Как и во многих других своих аспектах, даже в вопросе антисемитизма итальянский фашизм был непоследователен и противоречив. Одного из самых решительно антисемитски настроенных герарков, отказавшегося от сана священника Джованни Прециози, назначили ответственным за имплементацию новой расовой политики, а Боккини в то же время был проинструктирован не переусердствовать с ее введением. В госучреждения посыпался поток просьб и заявлений об исключении из правил, и по меньшей мере некоторые из них удовлетворялись. Эдда уговорила Чиано вмешаться, когда мать ее бывшего возлюбленного Дино Мондольфи сообщила ей, что тот находится в тюрьме Сан-Витторе в Милане. Когда рьяные бюрократы на Капри готовили к депортации живших на острове евреев-иностранцев, Эдда своим личным вмешательством помогла избежать ареста годами развлекавшего островитян танцами в обнаженном виде глухонемого немецкого художника Юлиуса Шпигеля, хотя впоследствии он все равно был интернирован в Калабрии. Но супруги Чиано беспрекословно последовали «линии партии», когда аристократическое семейство Печчи-Блант организовало грандиозное празднество 18-летия дочери, и информаторы сообщили Боккини, что не только в семье были евреи, но что и сами они очень сомнительные italianità. Итальянские гости, в том числе Эдда с Чиано, успели от приглашения благоразумно отказаться. Иностранцы же прибыли из Парижа и Лондона на 28 автомобилях только для того, чтобы узнать, что семья уехала за город, и торжество отменяется. Публично Эдда никак на это не отреагировала – при всем своем природном, несколько анархистском сочувствии к попавшим в беду людям и готовности помогать тем, кто вызывал у нее симпатию.

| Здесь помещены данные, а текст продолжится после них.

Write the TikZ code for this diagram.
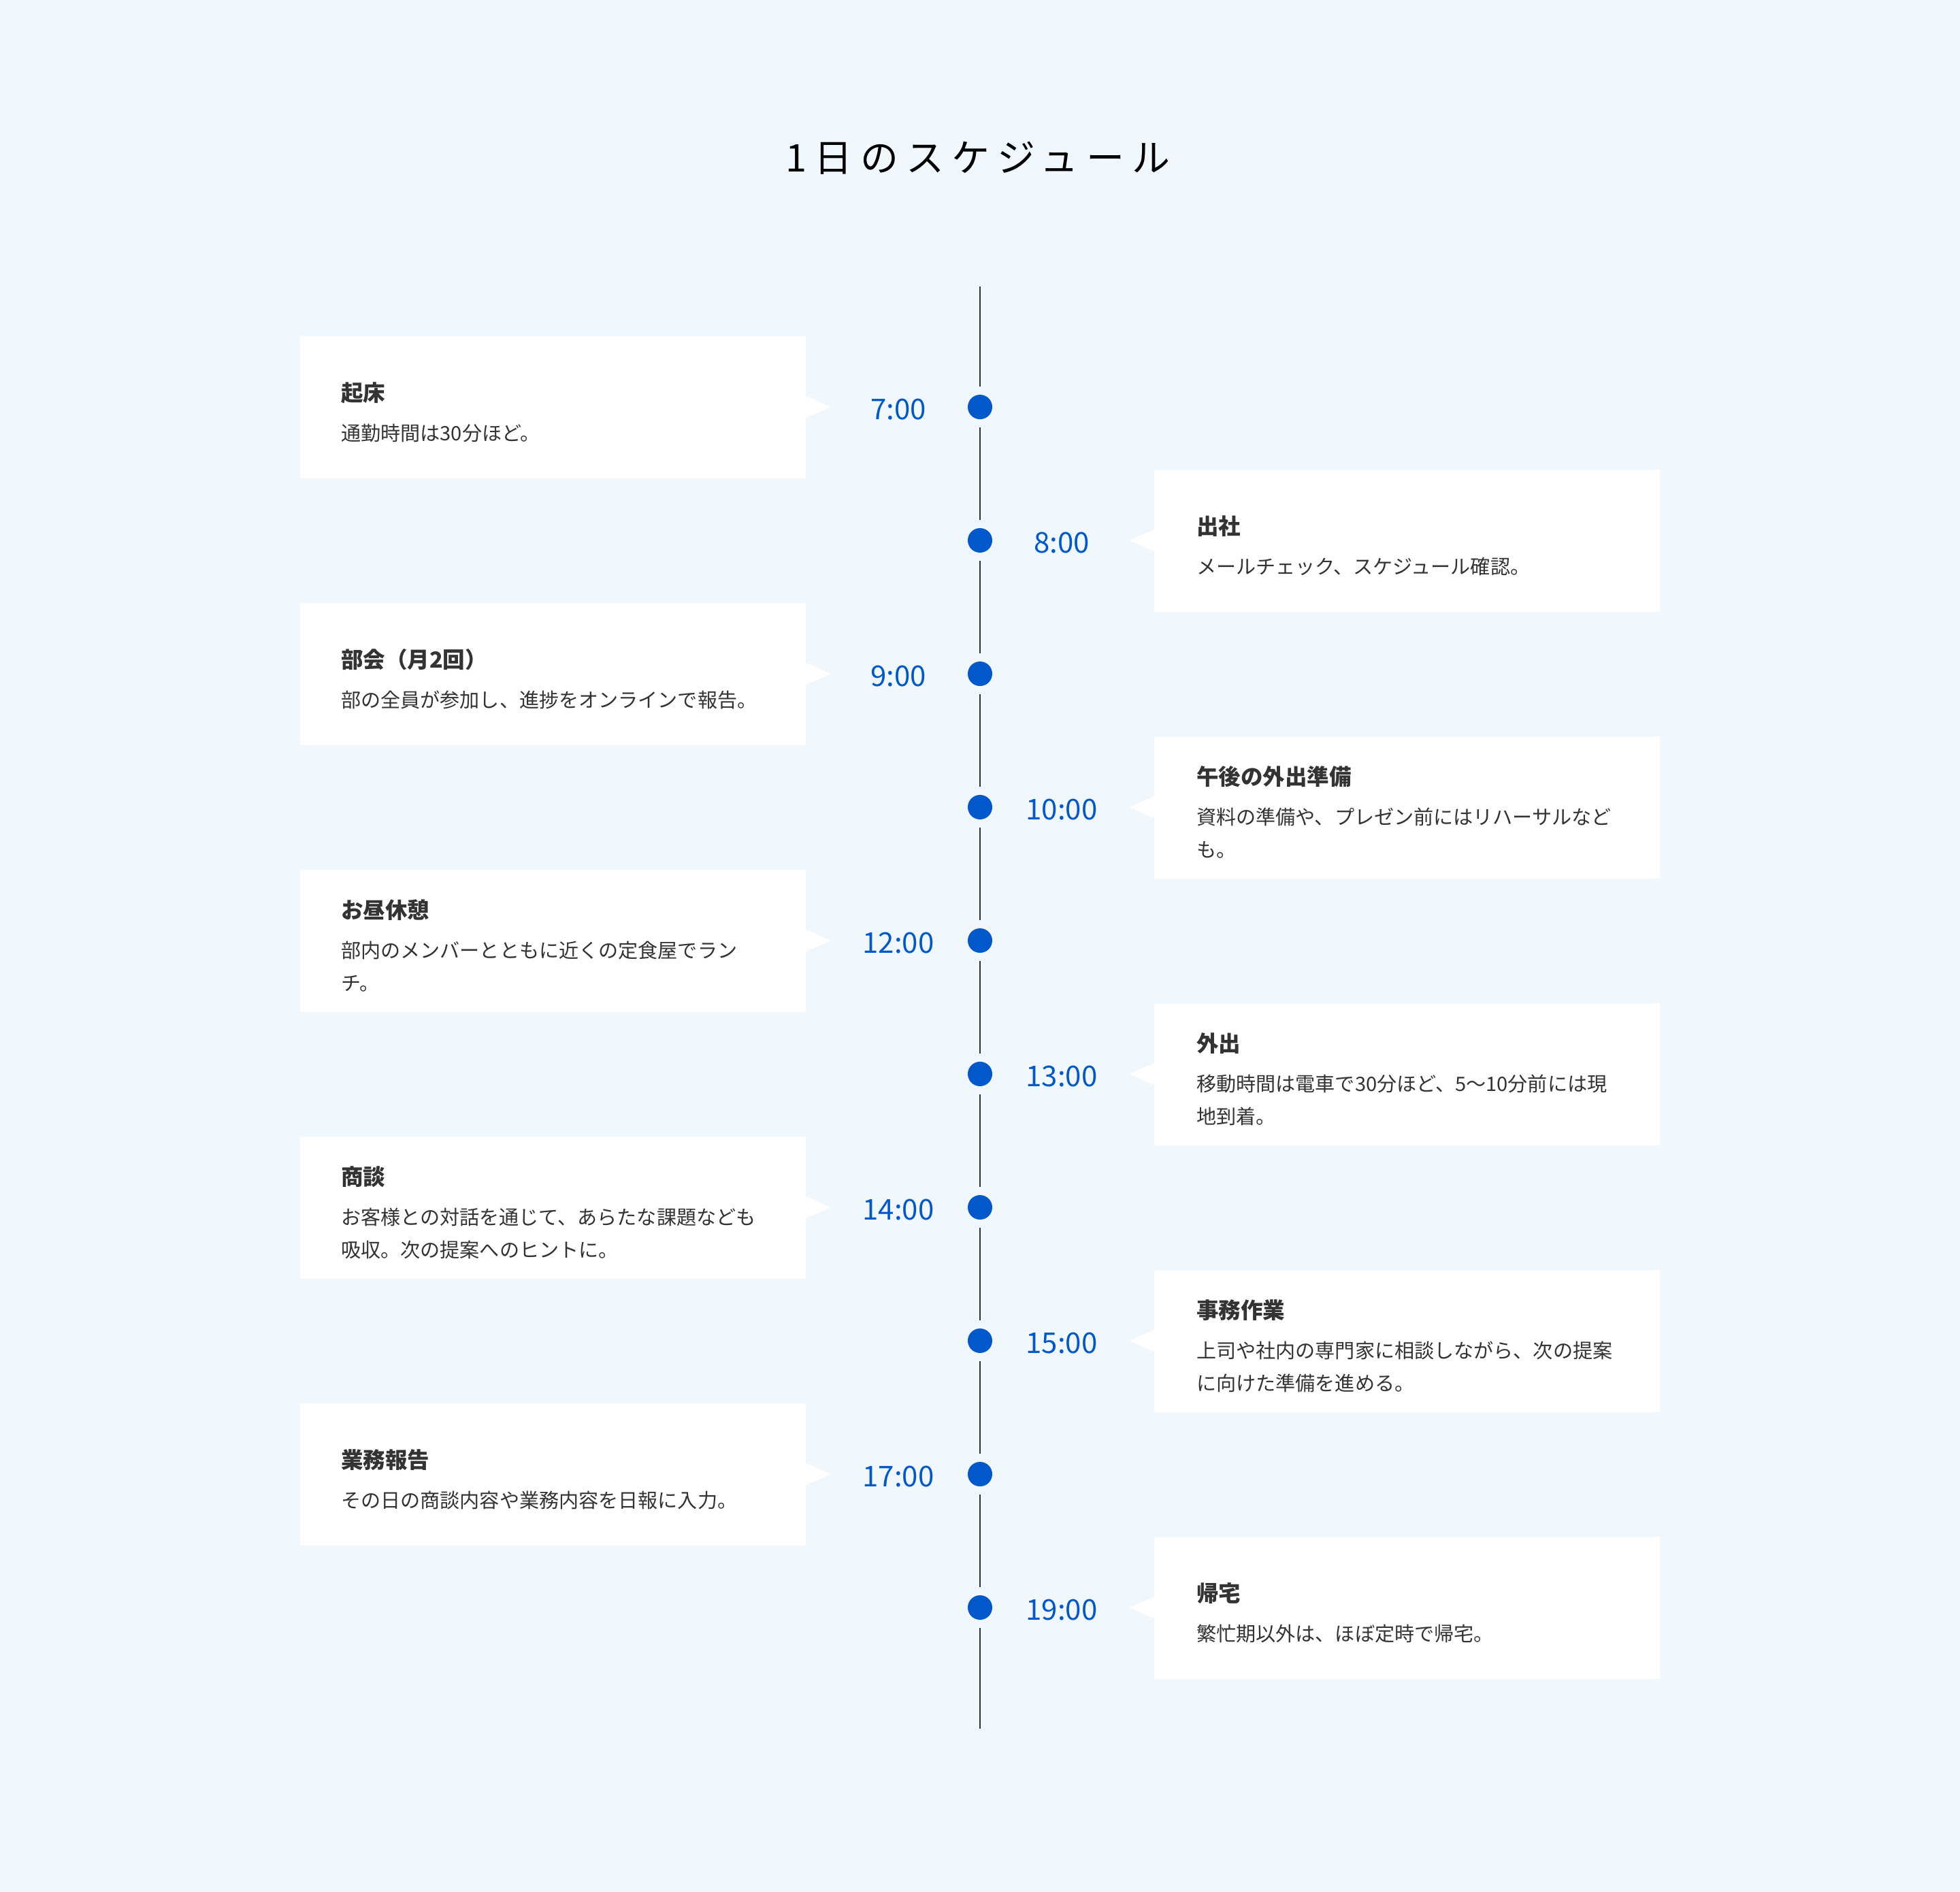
\documentclass[tikz,border=0pt]{standalone}
\usepackage{fontspec}
\setmainfont{Noto Sans CJK JP}
\newfontfamily\titlefam{Noto Sans CJK JP}[LetterSpace=20]
\definecolor{bg}{HTML}{F0F8FE}
\definecolor{ink}{HTML}{333333}
\definecolor{accent}{HTML}{0058CB}
\definecolor{linec}{HTML}{2E3232}
\newcommand\timefont{\fontsize{42}{48}\selectfont}
\newcommand\ttlfont{\fontsize{32.5}{40}\selectfont\bfseries}
\newcommand\dscfont{\fontsize{29.1}{48}\selectfont}
\newcommand\entryL[7]{%
  \pgfmathsetmacro\ty{#2-21-24*(#7-1)}%
  \node[card] (#1box) at (812.5,#2) {};
  \fill[white] ([yshift=16pt]#1box.east) -- ++(36pt,-16pt) -- ++(-36pt,-16pt) -- cycle;
  \node[dot] (#1) at (1440,#2) {};
  \node[timel] (#1t) at (1320,#2+4) {#3};
  \node[ttl] (#1h) at (501,\ty+12) {#4};
  \node[dsc] (#1d) at (501,\ty+70) {#5};
  \ifnum#7>1 \node[dsc] (#1e) at (501,\ty+118) {#6};\fi
}
\newcommand\entryR[7]{%
  \pgfmathsetmacro\ty{#2-21-24*(#7-1)}%
  \node[card] (#1box) at (2067.5,#2) {};
  \fill[white] ([yshift=16pt]#1box.west) -- ++(-36pt,-16pt) -- ++(36pt,-16pt) -- cycle;
  \node[dot] (#1) at (1440,#2) {};
  \node[timel] (#1t) at (1560,#2+4) {#3};
  \node[ttl] (#1h) at (1758,\ty+12) {#4};
  \node[dsc] (#1d) at (1758,\ty+70) {#5};
  \ifnum#7>1 \node[dsc] (#1e) at (1758,\ty+118) {#6};\fi
}
\begin{document}
\begin{tikzpicture}[x=1pt,y=-1pt,
  card/.style={fill=white, minimum width=743pt, minimum height=209pt, inner sep=0pt},
  dot/.style={circle, fill=accent, minimum size=36pt, inner sep=0pt},
  timel/.style={text=accent, font=\timefont, inner sep=0pt},
  ttl/.style={anchor=base west, inner sep=0pt, text=ink, font=\ttlfont},
  dsc/.style={anchor=base west, inner sep=0pt, text=ink, font=\dscfont},
  tline/.style={draw=linec, line width=2pt}]
\useasboundingbox (0,0) rectangle (2880,2780);
\fill[bg] (0,0) rectangle (2880,2780);
\node[font={\titlefam\fontsize{56}{60}\selectfont}, text=black, inner sep=0pt] (title) at (1437,232) {1日のスケジュール};
\entryL{e1}{598}{7:00}{起床}{通勤時間は30分ほど。}{}{1}
\entryR{e2}{794}{8:00}{出社}{メールチェック、スケジュール確認。}{}{1}
\entryL{e3}{990}{9:00}{部会（月2回）}{部の全員が参加し、進捗をオンラインで報告。}{}{1}
\entryR{e4}{1186}{10:00}{午後の外出準備}{資料の準備や、プレゼン前にはリハーサルなど}{も。}{2}
\entryL{e5}{1382}{12:00}{お昼休憩}{部内のメンバーとともに近くの定食屋でラン}{チ。}{2}
\entryR{e6}{1578}{13:00}{外出}{移動時間は電車で30分ほど、5〜10分前には現}{地到着。}{2}
\entryL{e7}{1774}{14:00}{商談}{お客様との対話を通じて、あらたな課題なども}{吸収。次の提案へのヒントに。}{2}
\entryR{e8}{1970}{15:00}{事務作業}{上司や社内の専門家に相談しながら、次の提案}{に向けた準備を進める。}{2}
\entryL{e9}{2166}{17:00}{業務報告}{その日の商談内容や業務内容を日報に入力。}{}{1}
\entryR{e10}{2362}{19:00}{帰宅}{繁忙期以外は、ほぼ定時で帰宅。}{}{1}
\coordinate (ltop) at (1440,421);
\coordinate (lbot) at (1440,2540);
\draw[tline, shorten >=12pt] (ltop) -- (e1);
\foreach \a/\b in {e1/e2,e2/e3,e3/e4,e4/e5,e5/e6,e6/e7,e7/e8,e8/e9,e9/e10}
  \draw[tline, shorten <=12pt, shorten >=12pt] (\a) -- (\b);
\draw[tline, shorten <=12pt] (e10) -- (lbot);
\end{tikzpicture}
\end{document}
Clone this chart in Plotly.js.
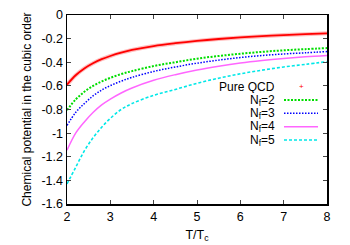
<!DOCTYPE html>
<html>
<head>
<meta charset="utf-8">
<script src="https://cdn.plot.ly/plotly-3.0.1.min.js"></script>
<style>html,body{margin:0;padding:0;background:#fff;}#chart{width:350px;height:245px;}</style>
</head>
<body>
<div id="chart"></div>
<script>
var T = [2, 2.2, 2.4, 2.6, 2.8, 3.0, 3.25, 3.5, 4.0, 4.5, 5.0, 5.5, 6.0, 6.5, 7.0, 7.5, 8.0];
var pureQCD = [-0.59, -0.51, -0.452, -0.408, -0.374, -0.347, -0.319, -0.296, -0.263, -0.239, -0.219, -0.203, -0.19, -0.179, -0.17, -0.162, -0.155];
var nf2 = [-0.805, -0.715, -0.65, -0.60, -0.562, -0.532, -0.50, -0.475, -0.432, -0.40, -0.37, -0.347, -0.328, -0.312, -0.299, -0.289, -0.28];
var nf3 = [-0.935, -0.825, -0.75, -0.685, -0.635, -0.598, -0.56, -0.528, -0.478, -0.44, -0.408, -0.382, -0.36, -0.343, -0.33, -0.32, -0.31];
var nf4 = [-1.145, -1.0, -0.905, -0.825, -0.76, -0.712, -0.66, -0.618, -0.553, -0.505, -0.465, -0.433, -0.406, -0.385, -0.368, -0.354, -0.343];
var nf5 = [-1.43, -1.29, -1.15, -1.04, -0.95, -0.875, -0.80, -0.75, -0.68, -0.63, -0.578, -0.535, -0.498, -0.467, -0.44, -0.418, -0.395];

var seriesNames = ["Pure QCD", "N<sub>f</sub>=2", "N<sub>f</sub>=3", "N<sub>f</sub>=4", "N<sub>f</sub>=5"];
var xTickVals = [2, 3, 4, 5, 6, 7, 8];
var yTickVals = [0, -0.2, -0.4, -0.6, -0.8, -1, -1.2, -1.4, -1.6];
var yTickText = ["0", "-0.2", "-0.4", "-0.6", "-0.8", "-1", "-1.2", "-1.4", "-1.6"];

var font = "Liberation Sans, Arial, sans-serif";
var colors = ["#ff0000", "#00dd00", "#0000ff", "#ff66ff", "#00e8e8"];
var dashes = ["solid", "2px,1.5px", "1.5px,1.5px", "solid", "3px,2px"];
var widths = [1.8, 2, 1.5, 1.5, 1.6];
var series = [pureQCD, nf2, nf3, nf4, nf5];

var traces = [];
// soft halo for pure QCD (cross markers in the original)
traces.push({x: T, y: pureQCD, mode: "lines", line: {color: "rgba(255,110,110,0.45)", width: 4, shape: "spline"}, showlegend: false, hoverinfo: "skip"});
for (var i = 0; i < series.length; i++) {
  traces.push({
    x: T, y: series[i], mode: "lines", name: seriesNames[i],
    line: {color: colors[i], width: widths[i], dash: dashes[i], shape: "spline"},
    showlegend: false
  });
}

// legend (custom, gnuplot style: text then sample)
var L = 67, R = 327, TOP = 15, BOT = 204;
function px(x) { return (x - L) / (R - L); }
function py(y) { return (BOT - y) / (BOT - TOP); }
var legY = [86.7, 100, 113.3, 126.7, 140];
var annotations = [];
var shapes = [];
for (var j = 0; j < seriesNames.length; j++) {
  annotations.push({
    xref: "paper", yref: "paper", x: px(277), y: py(legY[j]),
    xanchor: "right", yanchor: "middle", showarrow: false, height: 13,
    text: seriesNames[j], font: {family: font, size: 12, color: "#000"}
  });
  if (j === 0) {
    annotations.push({
      xref: "paper", yref: "paper", x: px(301), y: py(legY[j]),
      xanchor: "center", yanchor: "middle", showarrow: false, height: 9,
      text: "+", font: {family: font, size: 8, color: "#ff0000"}
    });
  } else {
    shapes.push({
      type: "line", xref: "paper", yref: "paper",
      x0: px(284), x1: px(318), y0: py(legY[j]), y1: py(legY[j]),
      line: {color: colors[j], width: widths[j], dash: dashes[j]}
    });
  }
}

var layout = {
  width: 350, height: 245,
  margin: {l: 67, r: 23, t: 15, b: 41},
  paper_bgcolor: "#fff", plot_bgcolor: "#fff",
  font: {family: font, size: 12, color: "#000"},
  showlegend: false,
  xaxis: {
    range: [2, 8], tickvals: xTickVals, ticks: "inside", ticklen: 4, tickwidth: 1,
    showline: true, linecolor: "#000", linewidth: 1.5, mirror: "ticks",
    showgrid: false, zeroline: false,
    tickfont: {family: font, size: 12.5},
    title: {text: "T/T<sub>c</sub>", font: {family: font, size: 12.5}, standoff: 7}
  },
  yaxis: {
    range: [-1.6, 0], tickvals: yTickVals, ticktext: yTickText, ticks: "inside", ticklen: 4, tickwidth: 1,
    showline: true, linecolor: "#000", linewidth: 1.5, mirror: "ticks",
    showgrid: false, zeroline: false,
    tickfont: {family: font, size: 12.5},
    title: {text: "Chemical potential in the cubic order", font: {family: font, size: 12}, standoff: 7}
  },
  annotations: annotations,
  shapes: shapes
};

Plotly.newPlot("chart", traces, layout, {displayModeBar: false, staticPlot: true});
</script>
</body>
</html>
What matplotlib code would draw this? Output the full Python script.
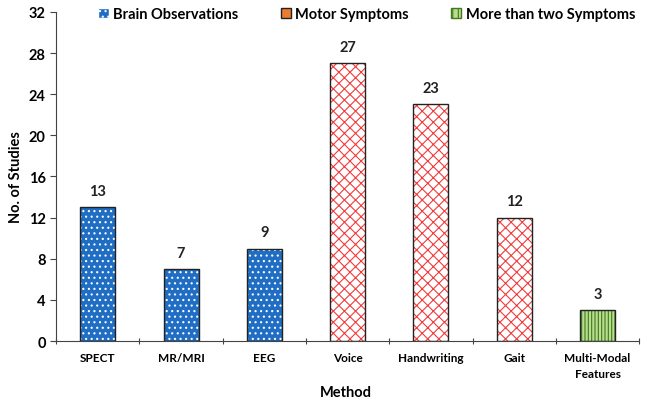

Реакция на новые антисемитские законы в итальянском обществе была смешанной, многие открыто выражали возмущение. Особенно бурным оно было во Флоренции, Турине и Тренте. Устраивались даже демонстрации протеста. Но, как и с другими фашистскими законами, недовольство быстро угасло. По крайней мере, так казалось внешне. Муссолини в это же время начал свой крестовый поход против буржуазии, понося ее самодовольство, компромиссы, пораженчество и легкую жизнь и утверждая, что годы «либеральной» мягкотелости привели страну к слабости и импотенции. Ему нужны были не овцы, а воины, а выковать и закалить их могут лишь трудности. Стараче предложил убрать из обихода слово insediare, устанавливать, потому что оно включает в себя sedia, стул, и потому лишено воинской энергии и пыла. Женственные мужчины, андрогинные женщины, живущие с собачкой бездетные пары, гомосексуалы и прочие «извращенцы» – всем этим людям не было места в Италии. «У фашизма кредо – героизм, – провозгласил Муссолини, – а у буржуазии – эгоизм». Фариначчи заявил, что ни один настоящий итальянец не может быть антифашистом, потому что «антифашизм, по определению, явление неитальянское», а иностранное, еврейское, гомосексуальное. Кто-то подслушал слова Стараче о покончившем с собой еврее – редакторе газеты в городе Модена: он сбросился с высокой башни якобы «чтобы сэкономить деньги на пулю». В сочетании с насаждением passo romano, кампанией против вежливой формы обращения Lei, то есть «Вы» (ее объявили чужеземной, раболепной, антиграмматической, а так как она совпадала с местоимением «она», то еще и изнеженно-женоподобной), и антисемитизмом, эти нападки на ценности и образ жизни, которые для итальянцев успели стать привычными и приятными – низкая преступность, отсутствие забастовок, улучшенные условия жизни, приоритет семьи, Бога и patria — были тревожными, в особенности потому что проводником новой «антибуржуазности» Муссолини назначил суетливого и раздражающего своей маниакальностью Стараче.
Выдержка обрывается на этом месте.